[Data rows]
● ● ● ●

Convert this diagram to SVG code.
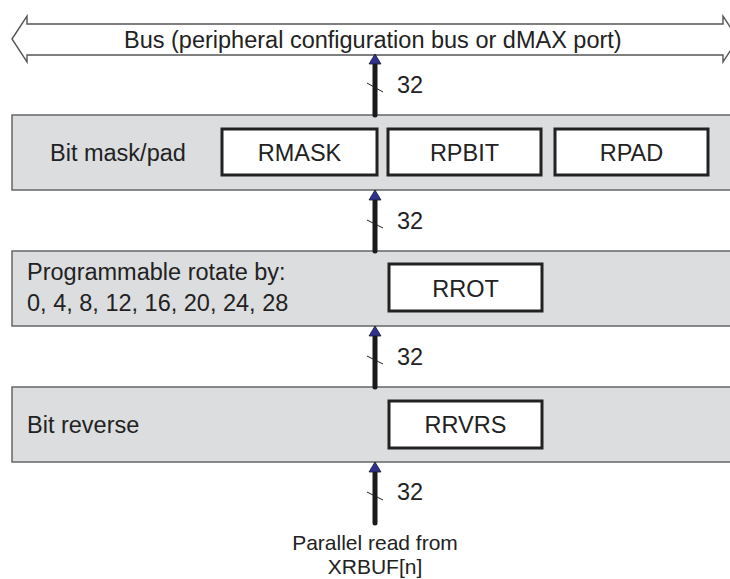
<svg xmlns="http://www.w3.org/2000/svg" width="730" height="579" viewBox="0 0 730 579">
<style>
  text { font-family: "Liberation Sans", Arial, sans-serif; font-size: 23.5px; fill: #222; }
  .band { fill: #dcdddf; stroke: #666; stroke-width: 1.5; }
  .reg { fill: #fff; stroke: #222; stroke-width: 3; }
  .shaft { stroke: #1a1a1a; stroke-width: 5; stroke-linecap: round; fill: none; }
  .head { fill: #2e3192; stroke: #1a1a1a; stroke-width: 0.8; }
  .tick { stroke: #222; stroke-width: 1; }
  .mid { text-anchor: middle; }
  .src { font-size: 21px; }
</style>
<rect width="730" height="579" fill="#fff"/>
<g id="bus">
  <polygon points="12,39 27,16 27,24 723,24 723,16 738,39 723,62 723,55 27,55 27,62" fill="#fff" stroke="#555" stroke-width="1.4"/>
  <text x="124" y="48">Bus (peripheral configuration bus or dMAX port)</text>
</g>
<g id="bitmask">
  <rect class="band" x="12" y="115" width="740" height="75"/>
  <text x="50" y="161">Bit mask/pad</text>
</g>
<g id="rmask">
  <rect class="reg" x="222" y="129" width="155" height="46"/>
  <text class="mid" x="299.5" y="161">RMASK</text>
</g>
<g id="rpbit">
  <rect class="reg" x="388" y="129" width="153" height="46"/>
  <text class="mid" x="464.5" y="161">RPBIT</text>
</g>
<g id="rpad">
  <rect class="reg" x="555" y="129" width="153" height="46"/>
  <text class="mid" x="631.5" y="161">RPAD</text>
</g>
<g id="rotate">
  <rect class="band" x="12" y="251" width="740" height="75"/>
  <text x="27" y="280">Programmable rotate by:</text>
  <text x="27" y="311">0, 4, 8, 12, 16, 20, 24, 28</text>
</g>
<g id="rrot">
  <rect class="reg" x="389" y="264" width="153" height="47"/>
  <text class="mid" x="465.5" y="297">RROT</text>
</g>
<g id="reverse">
  <rect class="band" x="12" y="387" width="740" height="75"/>
  <text x="27" y="433">Bit reverse</text>
</g>
<g id="rrvrs">
  <rect class="reg" x="389" y="401" width="153" height="47"/>
  <text class="mid" x="465.5" y="433">RRVRS</text>
</g>
<g id="source">
  <text class="mid src" x="375" y="550">Parallel read from</text>
  <text class="mid src" x="375" y="574">XRBUF[n]</text>
</g>
<g id="connectors">
  <line class="shaft" x1="375" y1="115" x2="375" y2="62"/>
  <polygon class="head" points="375,54 369,64 381,64"/>
  <line class="tick" x1="367" y1="83" x2="383" y2="92"/>
  <text x="397" y="93">32</text>

  <line class="shaft" x1="375" y1="251" x2="375" y2="198"/>
  <polygon class="head" points="375,190 369,200 381,200"/>
  <line class="tick" x1="367" y1="220" x2="383" y2="228"/>
  <text x="397" y="229">32</text>

  <line class="shaft" x1="375" y1="387" x2="375" y2="334"/>
  <polygon class="head" points="375,326 369,336 381,336"/>
  <line class="tick" x1="367" y1="356" x2="383" y2="364"/>
  <text x="397" y="365">32</text>

  <line class="shaft" x1="375" y1="523" x2="375" y2="470"/>
  <polygon class="head" points="375,462 369,472 381,472"/>
  <line class="tick" x1="367" y1="492" x2="383" y2="500"/>
  <text x="397" y="500">32</text>
</g>
</svg>
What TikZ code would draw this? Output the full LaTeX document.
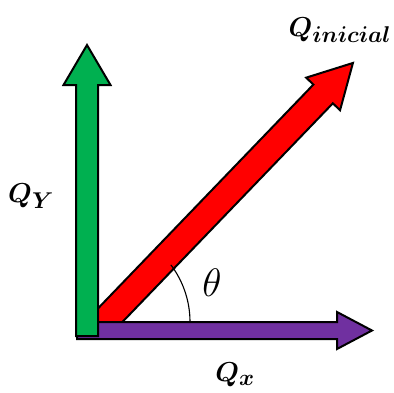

● ● ● ●

[What to work on]
Pick out the lines that include the word "code" and write them out.

[Response]
Convert this diagram to SVG code.
What TikZ code would draw this? Output the full LaTeX document.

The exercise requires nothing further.